## Written exercise
Return the material exactly, first line through the line containing "from bokeh.core.properties import value", and nothing more. Pictures stay out.

***

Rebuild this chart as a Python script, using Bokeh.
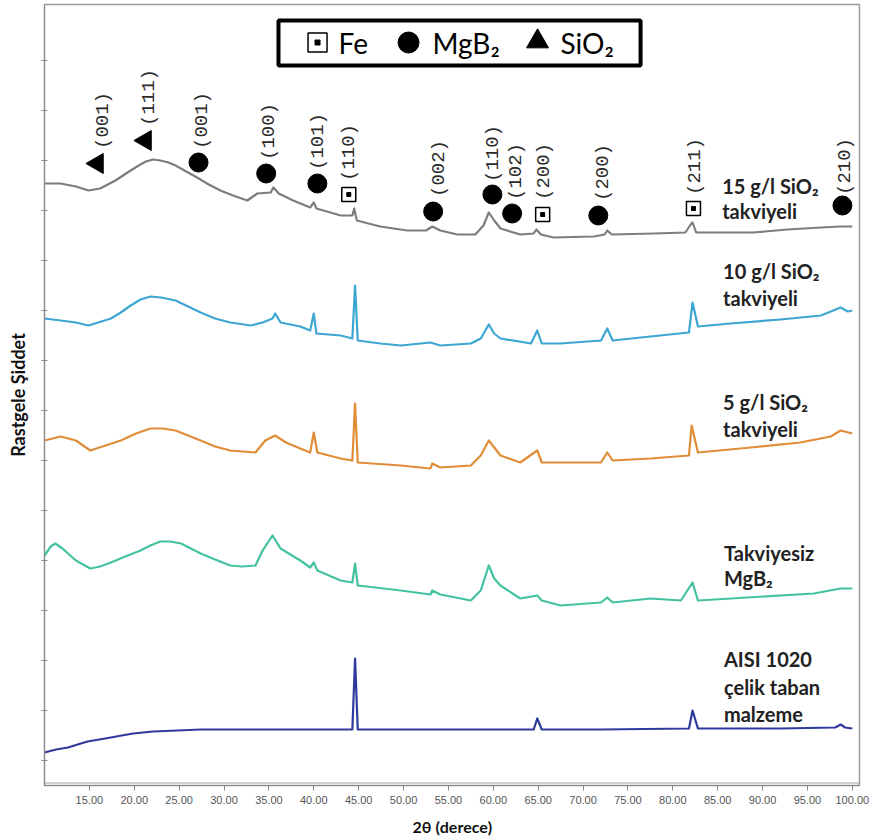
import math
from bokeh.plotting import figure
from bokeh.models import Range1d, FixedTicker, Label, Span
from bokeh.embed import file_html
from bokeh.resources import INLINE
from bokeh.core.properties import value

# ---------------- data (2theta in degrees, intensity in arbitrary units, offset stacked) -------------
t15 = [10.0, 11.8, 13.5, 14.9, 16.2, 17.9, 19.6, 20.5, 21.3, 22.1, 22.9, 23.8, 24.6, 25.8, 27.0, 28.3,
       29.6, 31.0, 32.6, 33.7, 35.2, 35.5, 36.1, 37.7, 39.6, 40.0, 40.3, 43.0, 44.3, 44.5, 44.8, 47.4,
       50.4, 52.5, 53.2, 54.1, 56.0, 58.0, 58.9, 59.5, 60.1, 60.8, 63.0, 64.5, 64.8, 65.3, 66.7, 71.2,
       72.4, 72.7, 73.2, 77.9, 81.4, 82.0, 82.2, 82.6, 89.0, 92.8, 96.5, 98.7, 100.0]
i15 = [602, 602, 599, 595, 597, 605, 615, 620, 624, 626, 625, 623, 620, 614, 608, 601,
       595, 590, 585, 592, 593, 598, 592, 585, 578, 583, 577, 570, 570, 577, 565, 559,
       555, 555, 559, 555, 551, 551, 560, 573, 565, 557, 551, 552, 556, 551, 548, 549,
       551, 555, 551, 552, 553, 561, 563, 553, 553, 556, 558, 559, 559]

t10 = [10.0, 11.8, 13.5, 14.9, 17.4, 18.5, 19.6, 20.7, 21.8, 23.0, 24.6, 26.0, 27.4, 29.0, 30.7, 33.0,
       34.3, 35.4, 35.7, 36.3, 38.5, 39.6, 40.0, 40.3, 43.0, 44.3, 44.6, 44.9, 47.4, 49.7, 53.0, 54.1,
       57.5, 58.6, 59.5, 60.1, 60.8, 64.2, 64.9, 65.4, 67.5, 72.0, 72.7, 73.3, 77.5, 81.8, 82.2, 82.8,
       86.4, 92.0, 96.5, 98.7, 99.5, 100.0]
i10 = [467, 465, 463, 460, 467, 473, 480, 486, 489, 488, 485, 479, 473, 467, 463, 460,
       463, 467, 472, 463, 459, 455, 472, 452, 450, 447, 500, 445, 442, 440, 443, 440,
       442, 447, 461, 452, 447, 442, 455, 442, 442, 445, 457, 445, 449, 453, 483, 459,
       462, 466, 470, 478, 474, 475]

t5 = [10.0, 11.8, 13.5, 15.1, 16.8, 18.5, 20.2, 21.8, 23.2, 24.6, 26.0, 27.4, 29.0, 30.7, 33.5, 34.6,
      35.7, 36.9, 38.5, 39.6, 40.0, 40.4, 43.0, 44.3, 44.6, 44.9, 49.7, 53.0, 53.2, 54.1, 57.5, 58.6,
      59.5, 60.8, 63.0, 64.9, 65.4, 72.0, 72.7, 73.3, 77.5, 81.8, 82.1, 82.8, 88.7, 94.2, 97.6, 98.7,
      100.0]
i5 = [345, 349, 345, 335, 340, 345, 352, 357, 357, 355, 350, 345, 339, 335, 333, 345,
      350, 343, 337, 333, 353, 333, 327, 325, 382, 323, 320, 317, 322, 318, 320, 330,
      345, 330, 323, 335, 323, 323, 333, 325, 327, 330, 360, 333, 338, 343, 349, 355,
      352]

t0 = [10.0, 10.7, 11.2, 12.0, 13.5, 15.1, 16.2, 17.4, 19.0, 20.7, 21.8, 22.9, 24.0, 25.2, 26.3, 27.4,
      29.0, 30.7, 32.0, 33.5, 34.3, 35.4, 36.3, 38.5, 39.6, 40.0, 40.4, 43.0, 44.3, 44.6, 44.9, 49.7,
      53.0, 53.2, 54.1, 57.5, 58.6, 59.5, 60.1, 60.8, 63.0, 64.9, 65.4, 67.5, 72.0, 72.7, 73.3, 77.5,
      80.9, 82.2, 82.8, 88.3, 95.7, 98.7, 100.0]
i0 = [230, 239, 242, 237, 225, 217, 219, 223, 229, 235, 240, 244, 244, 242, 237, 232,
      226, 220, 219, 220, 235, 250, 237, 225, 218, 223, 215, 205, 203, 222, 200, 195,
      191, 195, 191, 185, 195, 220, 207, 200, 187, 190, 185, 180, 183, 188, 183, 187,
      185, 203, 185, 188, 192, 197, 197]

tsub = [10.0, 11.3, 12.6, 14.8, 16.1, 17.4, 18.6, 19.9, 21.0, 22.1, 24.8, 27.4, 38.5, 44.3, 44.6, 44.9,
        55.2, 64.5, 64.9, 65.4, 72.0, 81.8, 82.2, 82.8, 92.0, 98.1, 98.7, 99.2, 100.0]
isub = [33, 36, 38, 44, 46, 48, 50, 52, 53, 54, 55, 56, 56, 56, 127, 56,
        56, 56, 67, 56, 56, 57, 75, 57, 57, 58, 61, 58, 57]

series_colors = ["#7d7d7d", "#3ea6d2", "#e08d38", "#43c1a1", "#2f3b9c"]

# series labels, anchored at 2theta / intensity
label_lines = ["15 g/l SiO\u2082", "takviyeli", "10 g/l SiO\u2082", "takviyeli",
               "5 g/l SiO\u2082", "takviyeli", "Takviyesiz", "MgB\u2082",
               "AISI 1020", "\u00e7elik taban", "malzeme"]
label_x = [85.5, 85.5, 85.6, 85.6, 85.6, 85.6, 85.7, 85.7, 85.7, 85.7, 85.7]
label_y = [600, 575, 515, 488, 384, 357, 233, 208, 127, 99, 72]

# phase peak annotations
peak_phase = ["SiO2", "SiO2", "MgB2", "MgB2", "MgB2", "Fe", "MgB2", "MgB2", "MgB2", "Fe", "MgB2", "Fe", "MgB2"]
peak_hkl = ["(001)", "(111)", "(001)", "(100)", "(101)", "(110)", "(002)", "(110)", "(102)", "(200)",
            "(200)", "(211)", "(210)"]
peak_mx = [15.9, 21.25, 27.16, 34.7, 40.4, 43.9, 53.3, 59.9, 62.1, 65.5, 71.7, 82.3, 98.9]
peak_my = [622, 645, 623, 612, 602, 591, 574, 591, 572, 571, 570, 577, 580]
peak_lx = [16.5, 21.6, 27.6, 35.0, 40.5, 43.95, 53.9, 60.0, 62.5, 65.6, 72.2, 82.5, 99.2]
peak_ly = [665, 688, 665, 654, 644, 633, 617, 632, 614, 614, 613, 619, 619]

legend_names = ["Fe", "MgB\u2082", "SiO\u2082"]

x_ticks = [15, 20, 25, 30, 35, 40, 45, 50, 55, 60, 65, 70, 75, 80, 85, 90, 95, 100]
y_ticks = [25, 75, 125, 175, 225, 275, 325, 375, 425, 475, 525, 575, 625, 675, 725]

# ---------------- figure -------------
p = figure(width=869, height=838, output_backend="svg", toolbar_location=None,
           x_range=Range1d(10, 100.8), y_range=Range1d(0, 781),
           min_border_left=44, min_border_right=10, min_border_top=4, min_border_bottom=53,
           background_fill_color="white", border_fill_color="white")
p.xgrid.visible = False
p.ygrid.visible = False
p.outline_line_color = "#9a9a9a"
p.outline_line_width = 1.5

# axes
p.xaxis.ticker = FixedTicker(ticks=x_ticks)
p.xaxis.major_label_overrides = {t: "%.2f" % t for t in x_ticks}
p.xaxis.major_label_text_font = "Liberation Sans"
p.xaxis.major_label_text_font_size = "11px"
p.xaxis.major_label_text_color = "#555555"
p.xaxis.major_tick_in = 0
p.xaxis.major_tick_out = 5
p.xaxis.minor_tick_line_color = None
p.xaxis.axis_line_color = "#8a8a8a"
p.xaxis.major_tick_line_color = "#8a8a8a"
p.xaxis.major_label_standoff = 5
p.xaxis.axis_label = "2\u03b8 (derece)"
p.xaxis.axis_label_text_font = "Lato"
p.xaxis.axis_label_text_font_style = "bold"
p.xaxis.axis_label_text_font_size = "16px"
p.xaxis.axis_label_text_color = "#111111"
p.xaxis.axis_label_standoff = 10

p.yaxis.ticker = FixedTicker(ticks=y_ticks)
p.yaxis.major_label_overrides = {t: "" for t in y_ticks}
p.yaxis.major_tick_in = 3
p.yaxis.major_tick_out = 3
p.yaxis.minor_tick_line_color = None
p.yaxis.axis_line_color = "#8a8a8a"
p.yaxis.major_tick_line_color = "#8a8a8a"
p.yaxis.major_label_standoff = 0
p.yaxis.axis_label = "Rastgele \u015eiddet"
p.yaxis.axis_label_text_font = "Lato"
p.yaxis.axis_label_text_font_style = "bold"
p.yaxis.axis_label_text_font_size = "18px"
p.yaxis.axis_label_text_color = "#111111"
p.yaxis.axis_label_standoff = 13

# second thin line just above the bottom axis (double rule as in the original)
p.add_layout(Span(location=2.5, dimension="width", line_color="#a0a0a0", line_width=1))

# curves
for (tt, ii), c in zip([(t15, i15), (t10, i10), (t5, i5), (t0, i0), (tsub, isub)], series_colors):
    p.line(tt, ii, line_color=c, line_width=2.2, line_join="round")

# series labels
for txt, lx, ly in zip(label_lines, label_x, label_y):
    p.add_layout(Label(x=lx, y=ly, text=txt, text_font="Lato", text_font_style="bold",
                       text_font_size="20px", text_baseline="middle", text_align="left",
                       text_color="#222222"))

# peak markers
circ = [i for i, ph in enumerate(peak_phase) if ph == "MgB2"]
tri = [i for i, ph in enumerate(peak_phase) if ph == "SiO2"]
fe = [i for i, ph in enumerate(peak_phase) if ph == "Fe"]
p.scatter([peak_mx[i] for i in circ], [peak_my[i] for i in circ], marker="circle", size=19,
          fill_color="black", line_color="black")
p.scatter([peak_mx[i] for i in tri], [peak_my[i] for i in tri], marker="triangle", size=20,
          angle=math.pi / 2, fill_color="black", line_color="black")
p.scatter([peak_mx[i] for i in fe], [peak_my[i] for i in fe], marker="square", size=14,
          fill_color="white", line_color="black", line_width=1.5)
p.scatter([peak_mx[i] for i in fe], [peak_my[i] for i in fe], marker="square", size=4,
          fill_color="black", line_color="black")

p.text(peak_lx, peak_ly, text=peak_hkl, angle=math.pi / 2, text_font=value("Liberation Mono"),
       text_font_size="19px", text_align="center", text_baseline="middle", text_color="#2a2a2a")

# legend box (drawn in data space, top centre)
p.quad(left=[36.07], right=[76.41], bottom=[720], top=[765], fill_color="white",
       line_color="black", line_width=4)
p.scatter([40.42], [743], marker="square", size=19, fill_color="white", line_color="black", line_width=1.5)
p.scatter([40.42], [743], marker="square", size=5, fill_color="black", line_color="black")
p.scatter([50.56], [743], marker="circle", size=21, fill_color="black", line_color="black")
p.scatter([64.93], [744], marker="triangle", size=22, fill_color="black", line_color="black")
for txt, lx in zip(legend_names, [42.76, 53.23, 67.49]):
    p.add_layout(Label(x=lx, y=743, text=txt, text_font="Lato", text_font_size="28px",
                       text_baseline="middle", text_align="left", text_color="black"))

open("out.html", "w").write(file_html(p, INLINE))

***

## Solution
Rebuild this chart as a Python script, using Bokeh.
import math
from bokeh.plotting import figure
from bokeh.models import Range1d, FixedTicker, Label, Span
from bokeh.embed import file_html
from bokeh.resources import INLINE
from bokeh.core.properties import value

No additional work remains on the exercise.